Source excerpt:
--*--
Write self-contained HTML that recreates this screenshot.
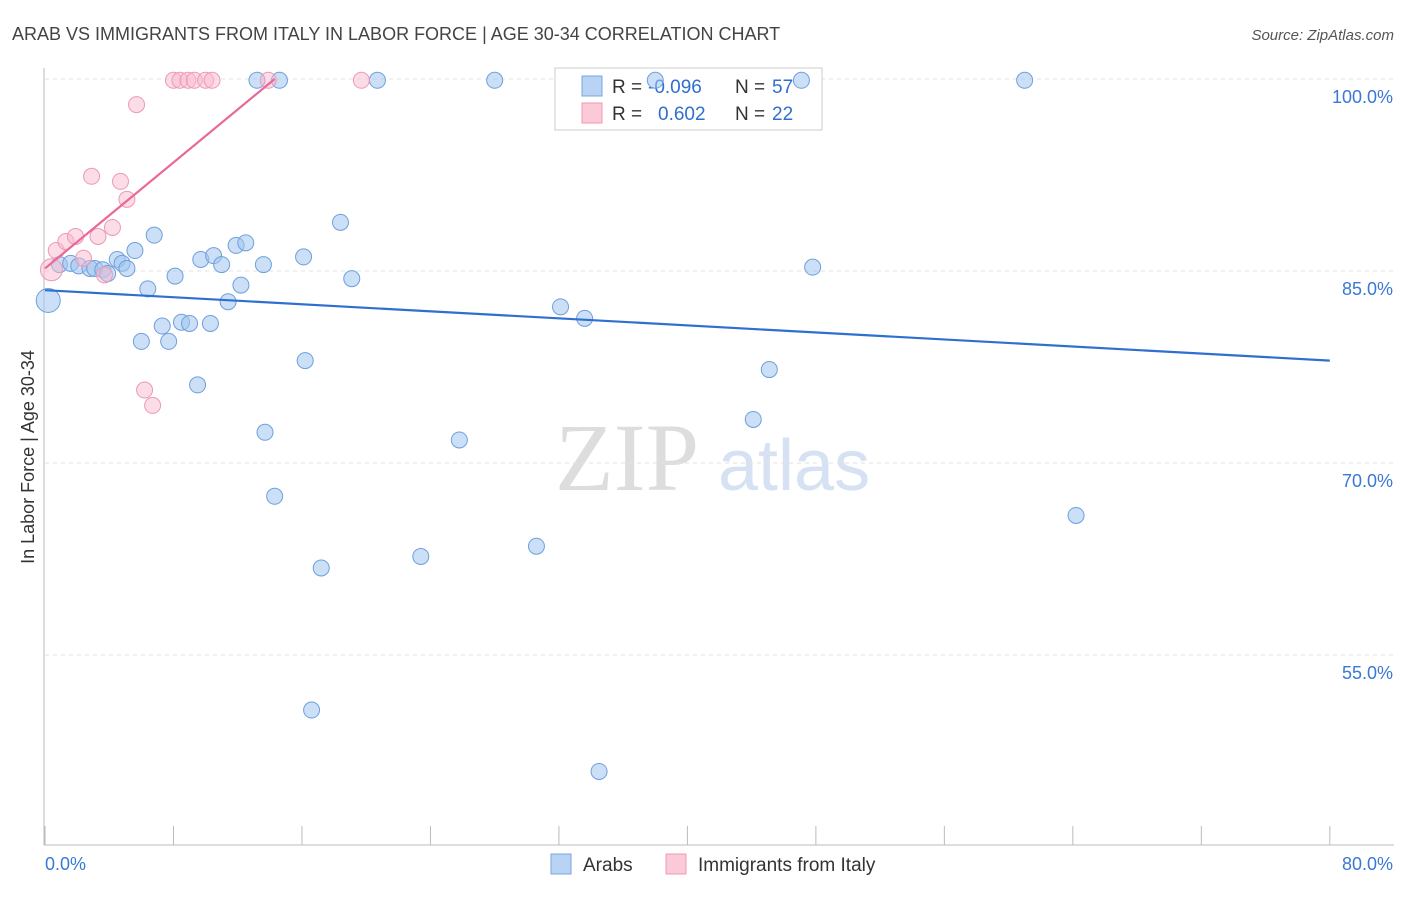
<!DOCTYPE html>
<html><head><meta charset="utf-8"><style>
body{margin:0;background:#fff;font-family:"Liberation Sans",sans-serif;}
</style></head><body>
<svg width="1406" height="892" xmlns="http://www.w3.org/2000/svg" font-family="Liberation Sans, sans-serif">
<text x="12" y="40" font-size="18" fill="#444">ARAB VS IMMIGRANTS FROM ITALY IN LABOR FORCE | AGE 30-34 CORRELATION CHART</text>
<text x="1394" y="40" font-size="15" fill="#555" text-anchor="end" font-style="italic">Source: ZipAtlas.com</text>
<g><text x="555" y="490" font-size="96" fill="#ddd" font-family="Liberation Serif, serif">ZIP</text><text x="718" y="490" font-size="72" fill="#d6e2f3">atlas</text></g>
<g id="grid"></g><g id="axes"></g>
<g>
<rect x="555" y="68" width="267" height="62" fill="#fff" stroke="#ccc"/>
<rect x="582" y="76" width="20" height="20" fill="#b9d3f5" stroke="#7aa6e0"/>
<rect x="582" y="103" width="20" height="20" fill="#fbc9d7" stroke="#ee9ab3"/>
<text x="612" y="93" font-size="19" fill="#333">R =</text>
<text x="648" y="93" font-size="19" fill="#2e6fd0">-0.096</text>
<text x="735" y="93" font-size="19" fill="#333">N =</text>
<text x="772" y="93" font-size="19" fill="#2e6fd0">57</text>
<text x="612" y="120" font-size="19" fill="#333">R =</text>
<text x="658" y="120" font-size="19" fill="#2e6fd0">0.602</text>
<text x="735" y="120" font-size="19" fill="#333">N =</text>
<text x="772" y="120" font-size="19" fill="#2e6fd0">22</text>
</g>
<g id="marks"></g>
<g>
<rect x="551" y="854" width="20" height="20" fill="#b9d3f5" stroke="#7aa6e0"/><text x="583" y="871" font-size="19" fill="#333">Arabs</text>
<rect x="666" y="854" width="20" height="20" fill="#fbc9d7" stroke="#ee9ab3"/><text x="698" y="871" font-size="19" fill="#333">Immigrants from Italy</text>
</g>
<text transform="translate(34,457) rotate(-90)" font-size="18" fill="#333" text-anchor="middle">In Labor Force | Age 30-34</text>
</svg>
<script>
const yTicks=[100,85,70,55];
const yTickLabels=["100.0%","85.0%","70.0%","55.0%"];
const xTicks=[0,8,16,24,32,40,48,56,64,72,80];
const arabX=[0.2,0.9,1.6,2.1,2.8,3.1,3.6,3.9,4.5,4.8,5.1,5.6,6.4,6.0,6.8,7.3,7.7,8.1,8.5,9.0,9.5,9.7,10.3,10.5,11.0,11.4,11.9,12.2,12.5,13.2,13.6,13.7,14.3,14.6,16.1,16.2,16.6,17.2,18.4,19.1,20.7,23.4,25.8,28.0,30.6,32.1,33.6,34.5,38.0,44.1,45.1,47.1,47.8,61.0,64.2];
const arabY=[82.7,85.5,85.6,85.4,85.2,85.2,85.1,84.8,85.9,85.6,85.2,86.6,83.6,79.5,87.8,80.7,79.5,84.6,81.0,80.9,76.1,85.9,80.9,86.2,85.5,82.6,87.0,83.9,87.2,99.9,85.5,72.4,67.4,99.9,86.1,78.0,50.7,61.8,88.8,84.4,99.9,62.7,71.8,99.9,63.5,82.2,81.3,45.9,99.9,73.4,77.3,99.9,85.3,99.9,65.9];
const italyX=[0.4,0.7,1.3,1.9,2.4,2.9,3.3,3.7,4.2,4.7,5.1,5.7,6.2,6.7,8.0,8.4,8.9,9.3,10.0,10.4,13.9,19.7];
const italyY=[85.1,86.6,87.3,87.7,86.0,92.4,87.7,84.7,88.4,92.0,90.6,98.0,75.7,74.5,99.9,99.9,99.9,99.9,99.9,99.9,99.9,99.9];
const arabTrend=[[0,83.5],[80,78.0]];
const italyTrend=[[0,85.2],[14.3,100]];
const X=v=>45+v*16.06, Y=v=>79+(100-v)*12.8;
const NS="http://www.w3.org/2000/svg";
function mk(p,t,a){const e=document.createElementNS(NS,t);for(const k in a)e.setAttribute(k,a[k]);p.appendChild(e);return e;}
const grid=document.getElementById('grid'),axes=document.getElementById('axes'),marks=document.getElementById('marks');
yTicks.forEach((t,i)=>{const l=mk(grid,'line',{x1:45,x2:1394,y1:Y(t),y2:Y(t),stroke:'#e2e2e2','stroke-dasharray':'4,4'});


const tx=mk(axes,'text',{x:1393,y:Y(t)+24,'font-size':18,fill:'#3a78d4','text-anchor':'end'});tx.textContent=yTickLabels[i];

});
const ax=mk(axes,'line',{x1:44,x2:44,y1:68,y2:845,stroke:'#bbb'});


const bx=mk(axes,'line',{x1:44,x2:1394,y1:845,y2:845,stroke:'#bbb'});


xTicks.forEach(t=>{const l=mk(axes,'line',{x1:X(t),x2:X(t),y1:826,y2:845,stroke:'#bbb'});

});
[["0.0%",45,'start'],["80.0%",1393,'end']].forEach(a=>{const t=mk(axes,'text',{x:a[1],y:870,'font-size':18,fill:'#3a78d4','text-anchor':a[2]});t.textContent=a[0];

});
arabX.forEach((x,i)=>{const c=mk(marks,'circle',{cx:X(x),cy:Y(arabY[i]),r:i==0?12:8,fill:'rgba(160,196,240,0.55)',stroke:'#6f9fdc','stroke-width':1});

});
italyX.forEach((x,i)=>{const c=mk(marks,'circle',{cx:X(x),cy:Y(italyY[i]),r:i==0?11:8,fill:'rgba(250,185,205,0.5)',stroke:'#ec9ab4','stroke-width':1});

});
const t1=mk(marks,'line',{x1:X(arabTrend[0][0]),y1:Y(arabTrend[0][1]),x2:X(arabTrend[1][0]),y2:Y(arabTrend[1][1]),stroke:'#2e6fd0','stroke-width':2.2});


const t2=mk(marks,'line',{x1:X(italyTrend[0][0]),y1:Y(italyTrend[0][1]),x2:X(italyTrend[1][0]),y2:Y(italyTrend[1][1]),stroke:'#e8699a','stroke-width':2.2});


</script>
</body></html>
--*--
The listing above must be printed again exactly, minus its pictures.

Result of this exercise:
Write self-contained HTML that recreates this screenshot.
<!DOCTYPE html>
<html><head><meta charset="utf-8"><style>
body{margin:0;background:#fff;font-family:"Liberation Sans",sans-serif;}
</style></head><body>
<svg width="1406" height="892" xmlns="http://www.w3.org/2000/svg" font-family="Liberation Sans, sans-serif">
<text x="12" y="40" font-size="18" fill="#444">ARAB VS IMMIGRANTS FROM ITALY IN LABOR FORCE | AGE 30-34 CORRELATION CHART</text>
<text x="1394" y="40" font-size="15" fill="#555" text-anchor="end" font-style="italic">Source: ZipAtlas.com</text>
<g><text x="555" y="490" font-size="96" fill="#ddd" font-family="Liberation Serif, serif">ZIP</text><text x="718" y="490" font-size="72" fill="#d6e2f3">atlas</text></g>
<g id="grid"></g><g id="axes"></g>
<g>
<rect x="555" y="68" width="267" height="62" fill="#fff" stroke="#ccc"/>
<rect x="582" y="76" width="20" height="20" fill="#b9d3f5" stroke="#7aa6e0"/>
<rect x="582" y="103" width="20" height="20" fill="#fbc9d7" stroke="#ee9ab3"/>
<text x="612" y="93" font-size="19" fill="#333">R =</text>
<text x="648" y="93" font-size="19" fill="#2e6fd0">-0.096</text>
<text x="735" y="93" font-size="19" fill="#333">N =</text>
<text x="772" y="93" font-size="19" fill="#2e6fd0">57</text>
<text x="612" y="120" font-size="19" fill="#333">R =</text>
<text x="658" y="120" font-size="19" fill="#2e6fd0">0.602</text>
<text x="735" y="120" font-size="19" fill="#333">N =</text>
<text x="772" y="120" font-size="19" fill="#2e6fd0">22</text>
</g>
<g id="marks"></g>
<g>
<rect x="551" y="854" width="20" height="20" fill="#b9d3f5" stroke="#7aa6e0"/><text x="583" y="871" font-size="19" fill="#333">Arabs</text>
<rect x="666" y="854" width="20" height="20" fill="#fbc9d7" stroke="#ee9ab3"/><text x="698" y="871" font-size="19" fill="#333">Immigrants from Italy</text>
</g>
<text transform="translate(34,457) rotate(-90)" font-size="18" fill="#333" text-anchor="middle">In Labor Force | Age 30-34</text>
</svg>
<script>
const yTicks=[100,85,70,55];
const yTickLabels=["100.0%","85.0%","70.0%","55.0%"];
const xTicks=[0,8,16,24,32,40,48,56,64,72,80];
const arabX=[0.2,0.9,1.6,2.1,2.8,3.1,3.6,3.9,4.5,4.8,5.1,5.6,6.4,6.0,6.8,7.3,7.7,8.1,8.5,9.0,9.5,9.7,10.3,10.5,11.0,11.4,11.9,12.2,12.5,13.2,13.6,13.7,14.3,14.6,16.1,16.2,16.6,17.2,18.4,19.1,20.7,23.4,25.8,28.0,30.6,32.1,33.6,34.5,38.0,44.1,45.1,47.1,47.8,61.0,64.2];
const arabY=[82.7,85.5,85.6,85.4,85.2,85.2,85.1,84.8,85.9,85.6,85.2,86.6,83.6,79.5,87.8,80.7,79.5,84.6,81.0,80.9,76.1,85.9,80.9,86.2,85.5,82.6,87.0,83.9,87.2,99.9,85.5,72.4,67.4,99.9,86.1,78.0,50.7,61.8,88.8,84.4,99.9,62.7,71.8,99.9,63.5,82.2,81.3,45.9,99.9,73.4,77.3,99.9,85.3,99.9,65.9];
const italyX=[0.4,0.7,1.3,1.9,2.4,2.9,3.3,3.7,4.2,4.7,5.1,5.7,6.2,6.7,8.0,8.4,8.9,9.3,10.0,10.4,13.9,19.7];
const italyY=[85.1,86.6,87.3,87.7,86.0,92.4,87.7,84.7,88.4,92.0,90.6,98.0,75.7,74.5,99.9,99.9,99.9,99.9,99.9,99.9,99.9,99.9];
const arabTrend=[[0,83.5],[80,78.0]];
const italyTrend=[[0,85.2],[14.3,100]];
const X=v=>45+v*16.06, Y=v=>79+(100-v)*12.8;
const NS="http://www.w3.org/2000/svg";
function mk(p,t,a){const e=document.createElementNS(NS,t);for(const k in a)e.setAttribute(k,a[k]);p.appendChild(e);return e;}
const grid=document.getElementById('grid'),axes=document.getElementById('axes'),marks=document.getElementById('marks');
yTicks.forEach((t,i)=>{const l=mk(grid,'line',{x1:45,x2:1394,y1:Y(t),y2:Y(t),stroke:'#e2e2e2','stroke-dasharray':'4,4'});


const tx=mk(axes,'text',{x:1393,y:Y(t)+24,'font-size':18,fill:'#3a78d4','text-anchor':'end'});tx.textContent=yTickLabels[i];

});
const ax=mk(axes,'line',{x1:44,x2:44,y1:68,y2:845,stroke:'#bbb'});


const bx=mk(axes,'line',{x1:44,x2:1394,y1:845,y2:845,stroke:'#bbb'});


xTicks.forEach(t=>{const l=mk(axes,'line',{x1:X(t),x2:X(t),y1:826,y2:845,stroke:'#bbb'});

});
[["0.0%",45,'start'],["80.0%",1393,'end']].forEach(a=>{const t=mk(axes,'text',{x:a[1],y:870,'font-size':18,fill:'#3a78d4','text-anchor':a[2]});t.textContent=a[0];

});
arabX.forEach((x,i)=>{const c=mk(marks,'circle',{cx:X(x),cy:Y(arabY[i]),r:i==0?12:8,fill:'rgba(160,196,240,0.55)',stroke:'#6f9fdc','stroke-width':1});

});
italyX.forEach((x,i)=>{const c=mk(marks,'circle',{cx:X(x),cy:Y(italyY[i]),r:i==0?11:8,fill:'rgba(250,185,205,0.5)',stroke:'#ec9ab4','stroke-width':1});

});
const t1=mk(marks,'line',{x1:X(arabTrend[0][0]),y1:Y(arabTrend[0][1]),x2:X(arabTrend[1][0]),y2:Y(arabTrend[1][1]),stroke:'#2e6fd0','stroke-width':2.2});


const t2=mk(marks,'line',{x1:X(italyTrend[0][0]),y1:Y(italyTrend[0][1]),x2:X(italyTrend[1][0]),y2:Y(italyTrend[1][1]),stroke:'#e8699a','stroke-width':2.2});


</script>
</body></html>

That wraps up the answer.